Leveraging Technology to Revolutionize FMCG Distribution Management in India

The Indian FMCG industry is characterized by a complex maze of intermediaries and players, including distributors, wholesalers, sales representatives and retailers. While it is among the key industries in the country, much of it is unorganized, with local convenience (kirana) shops and mom-and-pop stores playing a dominant role. The abundance of intermediaries continues to be a challenge for FMCG companies seeking to increase their coverage of retail outlets.

Over the last two decades, the retail and consumer landscape has seen a gradual transition, first in the form of malls and supermarkets, and more recently through the arrival of e-commerce. Riding on the wave of low mobile data costs and high internet penetration, India’s digital economy has an unprecedented growth in the last two to three years. Digitization offers immense opportunities for FMCG companies to rationalize their operations and overcome existing shortcomings in their supply chain and distribution networks.

India’s FMCG industry was estimated to be $49 billion in 2017. By 2022, it is expected to reach a size of nearly $104 billion. It is also estimated that by 2020, nearly 40% of FMCG purchases across categories like baby care & fragrances, and laundry and toilet care, will be digitally influenced.
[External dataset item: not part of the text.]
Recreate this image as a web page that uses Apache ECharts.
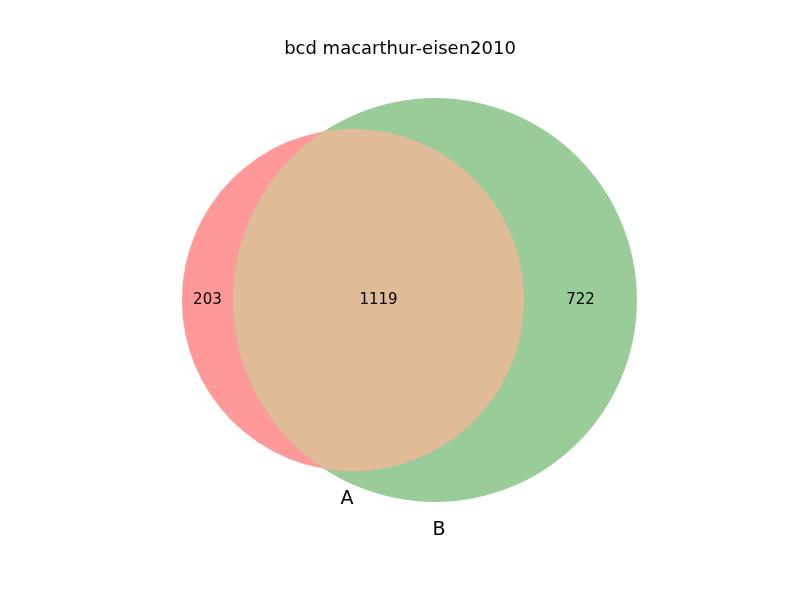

By the same time, e-commerce as a distribution channel for FMCG is expected to reach a size of $6 billion. To optimize the distribution network operations, and reduce risk and cost, the FMCG industry would need a robust distribution management system.

Leveraging digitization to transform distribution networks

As with other industries, technology and digitization are expected to play a big role in transforming the operations of FMCG companies. Realizing this potential, organizations are not only leveraging digital technologies to change their front end (customer interfaces) but also their backend (supply chain and distribution networks). On the customer-facing side, FMCG companies are using predictive intelligence tools, including artificial intelligence (AI), to delve deeper into end-customer preferences and offer innovative products. E-commerce is also helping companies harness the power of Big Data and analytics to study customer buying patterns.
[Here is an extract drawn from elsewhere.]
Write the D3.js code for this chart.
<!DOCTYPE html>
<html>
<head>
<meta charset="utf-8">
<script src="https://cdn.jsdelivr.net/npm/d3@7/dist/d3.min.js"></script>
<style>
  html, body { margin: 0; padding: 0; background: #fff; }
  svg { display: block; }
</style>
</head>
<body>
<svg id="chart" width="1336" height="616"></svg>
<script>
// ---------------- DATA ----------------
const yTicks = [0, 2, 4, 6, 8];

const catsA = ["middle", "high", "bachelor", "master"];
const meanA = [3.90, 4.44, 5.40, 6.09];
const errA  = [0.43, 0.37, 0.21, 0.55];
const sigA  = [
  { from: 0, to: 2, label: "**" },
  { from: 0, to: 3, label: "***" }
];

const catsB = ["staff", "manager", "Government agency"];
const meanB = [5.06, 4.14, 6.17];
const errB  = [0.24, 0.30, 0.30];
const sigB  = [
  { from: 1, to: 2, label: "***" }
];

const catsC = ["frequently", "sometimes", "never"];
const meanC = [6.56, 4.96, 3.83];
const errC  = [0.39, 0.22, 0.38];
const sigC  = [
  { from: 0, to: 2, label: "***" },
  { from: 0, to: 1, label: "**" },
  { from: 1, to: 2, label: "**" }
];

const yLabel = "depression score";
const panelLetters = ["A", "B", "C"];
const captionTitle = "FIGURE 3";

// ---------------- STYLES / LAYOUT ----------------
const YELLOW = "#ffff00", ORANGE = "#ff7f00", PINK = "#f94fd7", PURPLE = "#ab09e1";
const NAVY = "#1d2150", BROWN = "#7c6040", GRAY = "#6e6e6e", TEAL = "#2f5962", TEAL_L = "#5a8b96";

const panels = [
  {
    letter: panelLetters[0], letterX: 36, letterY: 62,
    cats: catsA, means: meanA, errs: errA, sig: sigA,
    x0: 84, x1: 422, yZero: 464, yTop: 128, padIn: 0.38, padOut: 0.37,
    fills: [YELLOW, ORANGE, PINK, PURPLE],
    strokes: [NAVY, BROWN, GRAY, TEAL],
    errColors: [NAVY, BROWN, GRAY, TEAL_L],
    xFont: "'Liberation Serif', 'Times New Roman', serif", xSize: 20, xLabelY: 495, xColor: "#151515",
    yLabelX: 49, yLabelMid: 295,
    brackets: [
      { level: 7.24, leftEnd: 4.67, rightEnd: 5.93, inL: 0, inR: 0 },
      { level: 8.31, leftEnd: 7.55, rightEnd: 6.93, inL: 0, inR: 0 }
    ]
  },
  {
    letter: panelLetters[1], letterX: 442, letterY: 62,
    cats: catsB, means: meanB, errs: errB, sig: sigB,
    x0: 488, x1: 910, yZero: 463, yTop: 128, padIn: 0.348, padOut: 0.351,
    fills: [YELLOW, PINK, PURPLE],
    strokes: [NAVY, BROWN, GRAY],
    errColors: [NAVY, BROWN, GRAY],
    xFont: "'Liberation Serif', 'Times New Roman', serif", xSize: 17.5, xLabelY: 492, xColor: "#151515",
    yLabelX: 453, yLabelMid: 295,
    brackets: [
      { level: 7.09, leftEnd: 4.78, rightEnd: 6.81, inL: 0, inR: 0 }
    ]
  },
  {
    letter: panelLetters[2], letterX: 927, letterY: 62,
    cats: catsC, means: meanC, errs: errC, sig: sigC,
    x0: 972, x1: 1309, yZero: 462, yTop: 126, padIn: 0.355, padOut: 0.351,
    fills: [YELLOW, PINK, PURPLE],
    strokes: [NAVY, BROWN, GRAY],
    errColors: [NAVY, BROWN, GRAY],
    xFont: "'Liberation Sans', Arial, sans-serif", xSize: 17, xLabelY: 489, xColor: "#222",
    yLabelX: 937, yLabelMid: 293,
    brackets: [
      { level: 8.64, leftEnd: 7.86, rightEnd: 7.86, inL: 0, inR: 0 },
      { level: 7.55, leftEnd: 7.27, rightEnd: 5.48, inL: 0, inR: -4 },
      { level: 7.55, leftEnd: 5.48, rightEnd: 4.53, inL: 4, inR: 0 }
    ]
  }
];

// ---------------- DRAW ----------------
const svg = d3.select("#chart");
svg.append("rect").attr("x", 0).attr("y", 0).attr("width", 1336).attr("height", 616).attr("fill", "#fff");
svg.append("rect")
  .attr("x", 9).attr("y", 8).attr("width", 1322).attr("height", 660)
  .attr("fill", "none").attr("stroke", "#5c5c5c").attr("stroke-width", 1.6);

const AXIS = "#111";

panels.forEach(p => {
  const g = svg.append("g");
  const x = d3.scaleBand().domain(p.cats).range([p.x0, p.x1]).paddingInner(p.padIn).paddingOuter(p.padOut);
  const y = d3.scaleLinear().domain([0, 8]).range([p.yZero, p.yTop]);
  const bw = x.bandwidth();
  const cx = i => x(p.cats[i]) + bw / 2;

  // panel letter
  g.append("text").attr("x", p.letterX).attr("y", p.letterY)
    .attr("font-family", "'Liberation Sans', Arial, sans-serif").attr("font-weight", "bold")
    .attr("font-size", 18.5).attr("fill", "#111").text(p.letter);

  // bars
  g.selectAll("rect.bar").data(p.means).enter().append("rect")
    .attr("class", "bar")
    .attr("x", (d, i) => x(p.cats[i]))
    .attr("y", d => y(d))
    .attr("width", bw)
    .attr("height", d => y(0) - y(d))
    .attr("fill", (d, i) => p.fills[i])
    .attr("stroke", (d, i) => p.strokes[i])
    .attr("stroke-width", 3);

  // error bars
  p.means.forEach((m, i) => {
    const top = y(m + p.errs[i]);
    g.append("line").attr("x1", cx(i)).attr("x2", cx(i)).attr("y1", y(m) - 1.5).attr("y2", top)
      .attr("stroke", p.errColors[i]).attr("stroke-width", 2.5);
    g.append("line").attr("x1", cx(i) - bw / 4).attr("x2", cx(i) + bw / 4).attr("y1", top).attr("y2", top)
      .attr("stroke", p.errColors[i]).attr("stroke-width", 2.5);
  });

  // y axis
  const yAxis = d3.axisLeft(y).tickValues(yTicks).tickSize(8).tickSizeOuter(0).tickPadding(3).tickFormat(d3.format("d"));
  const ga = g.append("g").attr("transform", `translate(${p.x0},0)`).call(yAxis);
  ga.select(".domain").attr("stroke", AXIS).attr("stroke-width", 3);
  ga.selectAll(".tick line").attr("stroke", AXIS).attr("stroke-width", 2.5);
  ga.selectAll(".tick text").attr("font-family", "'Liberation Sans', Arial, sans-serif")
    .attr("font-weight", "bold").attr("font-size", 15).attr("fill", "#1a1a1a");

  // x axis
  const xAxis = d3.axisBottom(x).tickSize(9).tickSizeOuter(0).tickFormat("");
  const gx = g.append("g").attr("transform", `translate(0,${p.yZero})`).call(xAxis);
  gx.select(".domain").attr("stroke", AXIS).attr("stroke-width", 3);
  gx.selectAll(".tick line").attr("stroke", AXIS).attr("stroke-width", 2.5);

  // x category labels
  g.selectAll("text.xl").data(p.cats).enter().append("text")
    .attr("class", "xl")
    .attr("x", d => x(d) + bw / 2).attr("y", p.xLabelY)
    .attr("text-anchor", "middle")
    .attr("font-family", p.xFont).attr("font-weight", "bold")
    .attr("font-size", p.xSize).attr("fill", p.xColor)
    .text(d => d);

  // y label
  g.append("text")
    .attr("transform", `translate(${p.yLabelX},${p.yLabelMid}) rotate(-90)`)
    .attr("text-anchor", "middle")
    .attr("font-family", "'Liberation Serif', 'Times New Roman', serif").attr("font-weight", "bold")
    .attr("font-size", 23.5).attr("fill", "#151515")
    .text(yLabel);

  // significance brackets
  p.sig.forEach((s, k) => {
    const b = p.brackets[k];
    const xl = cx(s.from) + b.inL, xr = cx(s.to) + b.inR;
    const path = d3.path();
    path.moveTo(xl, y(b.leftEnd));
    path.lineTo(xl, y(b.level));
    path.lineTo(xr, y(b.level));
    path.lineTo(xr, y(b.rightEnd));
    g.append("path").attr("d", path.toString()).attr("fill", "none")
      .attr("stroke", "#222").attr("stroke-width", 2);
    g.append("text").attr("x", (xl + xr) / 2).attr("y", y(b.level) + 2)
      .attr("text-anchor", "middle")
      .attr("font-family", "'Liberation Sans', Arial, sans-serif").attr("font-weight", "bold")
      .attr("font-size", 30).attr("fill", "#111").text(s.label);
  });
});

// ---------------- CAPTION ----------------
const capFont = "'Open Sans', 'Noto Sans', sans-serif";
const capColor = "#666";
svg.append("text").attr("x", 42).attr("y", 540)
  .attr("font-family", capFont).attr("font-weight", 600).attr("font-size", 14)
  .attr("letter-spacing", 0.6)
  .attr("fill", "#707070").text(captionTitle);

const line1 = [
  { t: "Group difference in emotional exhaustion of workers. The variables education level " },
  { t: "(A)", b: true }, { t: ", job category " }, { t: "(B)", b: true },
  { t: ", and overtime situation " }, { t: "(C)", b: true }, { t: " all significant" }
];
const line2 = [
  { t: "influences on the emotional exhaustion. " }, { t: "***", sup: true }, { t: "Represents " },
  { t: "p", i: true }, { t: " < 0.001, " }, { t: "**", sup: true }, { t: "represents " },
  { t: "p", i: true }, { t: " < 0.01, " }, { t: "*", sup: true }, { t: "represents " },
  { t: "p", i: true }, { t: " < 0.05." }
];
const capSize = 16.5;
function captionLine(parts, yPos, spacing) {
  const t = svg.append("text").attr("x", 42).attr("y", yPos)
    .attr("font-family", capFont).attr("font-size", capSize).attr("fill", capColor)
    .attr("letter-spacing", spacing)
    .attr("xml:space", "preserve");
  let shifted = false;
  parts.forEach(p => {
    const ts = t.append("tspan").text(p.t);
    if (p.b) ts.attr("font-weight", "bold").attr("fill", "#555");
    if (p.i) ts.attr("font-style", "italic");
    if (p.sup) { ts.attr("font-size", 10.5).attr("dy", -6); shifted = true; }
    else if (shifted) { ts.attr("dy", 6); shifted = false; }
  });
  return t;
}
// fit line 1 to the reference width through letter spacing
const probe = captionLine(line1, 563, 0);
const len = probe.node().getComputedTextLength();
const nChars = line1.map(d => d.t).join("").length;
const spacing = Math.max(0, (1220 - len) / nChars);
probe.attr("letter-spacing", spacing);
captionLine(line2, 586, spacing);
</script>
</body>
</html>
Perhaps the biggest contribution of digitization will be in the way FMCG companies manage their sales and distribution processes, and the way in which they interact with retailers. Given India’s diverse demographic landscape and region-wise customer preferences, FMCG companies will need to adopt intelligent distribution systems across the supply value chain. This will not only streamline their operations and produce efficiencies of scale, but also equip them to reach retailers directly instead of depending on a vast network of intermediaries.

Many FMCG distributors deploy platforms such as the Distributor Management Systems (DMS) to enable effective sales management and streamline operations. Digitization will help these platforms, which largely operate in a standalone capacity, to move online. Such a transition will result in significant benefits for FMCG companies, including improving productivity, ensuring uninterrupted delivery processes and optimizing the supply chain. It will also help them in responding faster to market and customer demands.

Are FMCG companies equipped to rise above distribution challenges?

There is a long way to go before Indian FMCG companies can solve the challenges of designing, constructing and operating their distribution channels. For the FMCG industry, effective and timely replenishment cycles are directly proportional to a brand’s value and final retail sales. India’s retail landscape is highly fragmented; moreover, it is largely dominated by the unorganized segment of the market. Due to India’s diverse demography and vast size, even companies in the organized segment sometimes take years before getting their distribution processes right.

FMCG companies also need to overcome challenges related to multiple intermediaries in the supply chain. In rural markets, logistical issues such as poorly-maintained roads and lack of well-connected transportation systems thwart efforts to increase the efficiency of companies’ distribution systems. While there has been a shift towards digitization and the use of e-commerce as a distribution channel, the utility and efficiency in the Indian context has not yet been adequately tested.